10/06/2026
As I sit in the car waiting for my daughter (something I seem to spend a significant portion of my life doing these days!), I found myself reflecting on my work and the incredible way the nervous system adapts to stress and trauma……as ya do! 🥴
It got me thinking…
Many people believe that if enough time has passed, stress and trauma simply disappear.
But the nervous system keeps score.
Trauma isn’t just a memory stored in the mind. Research shows that chronic stress and traumatic experiences can alter the way the nervous system perceives and responds to the world long after the event itself has passed. The body can remain in patterns of protection, hypervigilance, tension, fatigue, pain, digestive issues, sleep disturbances, or emotional overwhelm—even years later.
What’s fascinating is that the nervous system is designed to adapt for survival. The challenge is that survival responses that were once necessary can become the default setting when they are never fully resolved.
You don’t have to consciously think about a stressful experience for your body to still be responding to it.

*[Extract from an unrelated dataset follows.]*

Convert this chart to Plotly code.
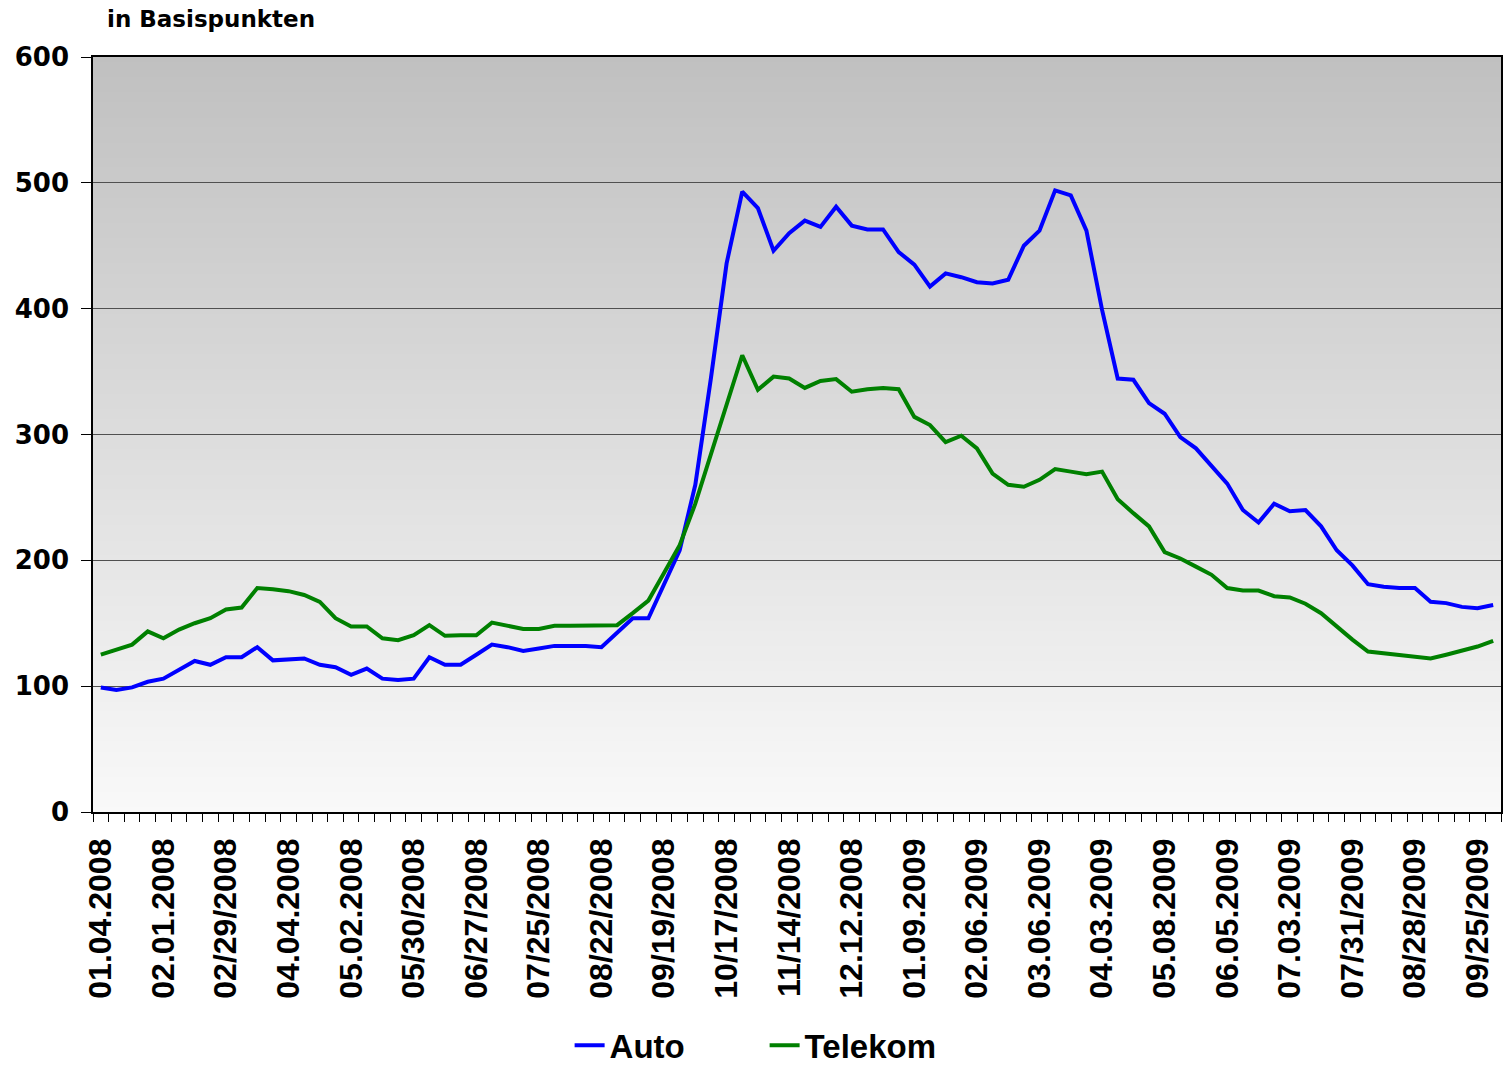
import plotly.graph_objects as go

# ---- data ----
tick_labels = ["01.04.2008", "02.01.2008", "02/29/2008", "04.04.2008", "05.02.2008",
               "05/30/2008", "06/27/2008", "07/25/2008", "08/22/2008", "09/19/2008",
               "10/17/2008", "11/14/2008", "12.12.2008", "01.09.2009", "02.06.2009",
               "03.06.2009", "04.03.2009", "05.08.2009", "06.05.2009", "07.03.2009",
               "07/31/2009", "08/28/2009", "09/25/2009"]

auto = [99, 97, 99, 103.5, 106, 113, 120, 117, 123, 123,
        131, 120.5, 121, 122, 117, 115, 109, 114, 106, 105,
        106, 123, 117, 117, 125, 133, 131, 128, 130, 132,
        132, 132, 131, 142, 154, 154, 181, 208, 260, 345,
        436, 493, 480, 446, 460, 470, 465, 481, 466, 463,
        463, 445, 435, 417.5, 428, 425, 421, 420, 423, 450,
        462, 494, 490, 462, 399, 344.5, 343.5, 325, 316.5, 298,
        289, 275, 261, 240, 230, 245, 239, 240, 227, 208,
        196, 181, 179, 178, 178, 167, 166, 163, 162, 164.5]

telekom = [125, 129, 133, 143.5, 138, 145, 150, 154, 161, 162.5,
           178, 177, 175.5, 172.5, 167, 154, 147.5, 147.5, 138, 136.5,
           140.5, 148.5, 140, 140.5, 140.5, 150.5, 148, 145.5, 145.5, 148,
           148, 148, 148, 148.5, 158, 168, 190, 212, 245, 285,
           325, 363, 335.5, 346, 344.5, 337, 342.5, 344, 334, 336,
           337, 336, 314, 307.5, 294, 299, 289, 269, 260, 258.5,
           264, 272.5, 270.5, 268.5, 270.5, 248.5, 237.5, 227, 206.5, 201.5,
           195, 188.5, 178, 176, 176, 171.5, 170.5, 165.5, 158, 147,
           137, 127.5, 126, 124.5, 123.5, 122, 125, 128.5, 131.5, 136]

weeks = list(range(len(auto)))
label_step = 4
tick_positions = weeks[::label_step][:len(tick_labels)]

fig = go.Figure()
fig.add_trace(go.Scatter(x=weeks, y=auto, name="Auto", mode="lines",
                         line=dict(color="#0000FF", width=4)))
fig.add_trace(go.Scatter(x=weeks, y=telekom, name="Telekom", mode="lines",
                         line=dict(color="#008000", width=4)))

# vertical gradient background (dark top -> light bottom)
N = 150
top = (192, 192, 192)
bot = (249, 249, 249)
shapes = []
for k in range(N):
    t = (k + 0.5) / N
    c = tuple(round(bot[i] + (top[i] - bot[i]) * t) for i in range(3))
    shapes.append(dict(type="rect", xref="x domain", yref="y domain",
                       x0=0, x1=1, y0=k / N, y1=min(1, (k + 1) / N + 0.004),
                       fillcolor="rgb(%d,%d,%d)" % c, line=dict(width=0),
                       layer="below"))

fig.update_layout(
    width=1505, height=1066,
    margin=dict(l=93, r=4, t=57, b=254, autoexpand=False),
    paper_bgcolor="white",
    plot_bgcolor="white",
    shapes=shapes,
    showlegend=True,
    legend=dict(orientation="h", x=0.477, xanchor="center", y=-0.309, yanchor="middle",
                font=dict(family="Liberation Sans", size=33, color="black", weight="bold"),
                itemwidth=30, entrywidth=150, entrywidthmode="pixels",
                tracegroupgap=0, borderwidth=0,
                bgcolor="rgba(0,0,0,0)"),
    annotations=[dict(text="<b>in Basispunkten</b>", xref="paper", yref="paper",
                      x=(105 - 93) / 1408, y=(812 - 19) / 755, xanchor="left", yanchor="middle",
                      showarrow=False,
                      font=dict(family="DejaVu Sans", size=23, color="black"))],
)

fig.update_yaxes(range=[0, 600], dtick=100, tick0=0,
                 showgrid=True, gridcolor="#505050", gridwidth=1,
                 zeroline=False, automargin=False,
                 showline=True, linecolor="black", linewidth=1.5, mirror=True,
                 ticks="outside", ticklen=10, tickcolor="black", tickwidth=1,
                 ticklabelstandoff=7,
                 tickfont=dict(family="DejaVu Sans", size=26, color="black", weight="bold"))

fig.update_xaxes(range=[-0.5, len(weeks) - 0.5],
                 tickmode="array", tickvals=tick_positions, ticktext=tick_labels,
                 tickangle=-90, ticks="", showgrid=False, zeroline=False, automargin=False,
                 showline=True, linecolor="black", linewidth=1.5, mirror=True,
                 ticklabelstandoff=12,
                 minor=dict(tickmode="linear", tick0=-0.5, dtick=1, ticks="outside",
                            ticklen=8, tickcolor="black", tickwidth=1, showgrid=False),
                 tickfont=dict(family="Liberation Sans", size=32, color="black", weight="bold"))

fig.write_html("out.html")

Ignoring trauma doesn’t make it disappear. It simply finds another way to be expressed.
The good news? The nervous system is not fixed. Thanks to neuroplasticity, the brain and body have the capacity to create new patterns, build resilience, and move from protection back into regulation.
Healing is not about revisiting the past endlessly. It’s about helping the body recognise that the danger is no longer here.
Sometimes the symptoms we are trying to silence are actually messages asking to be understood.
Your nervous system is always communicating.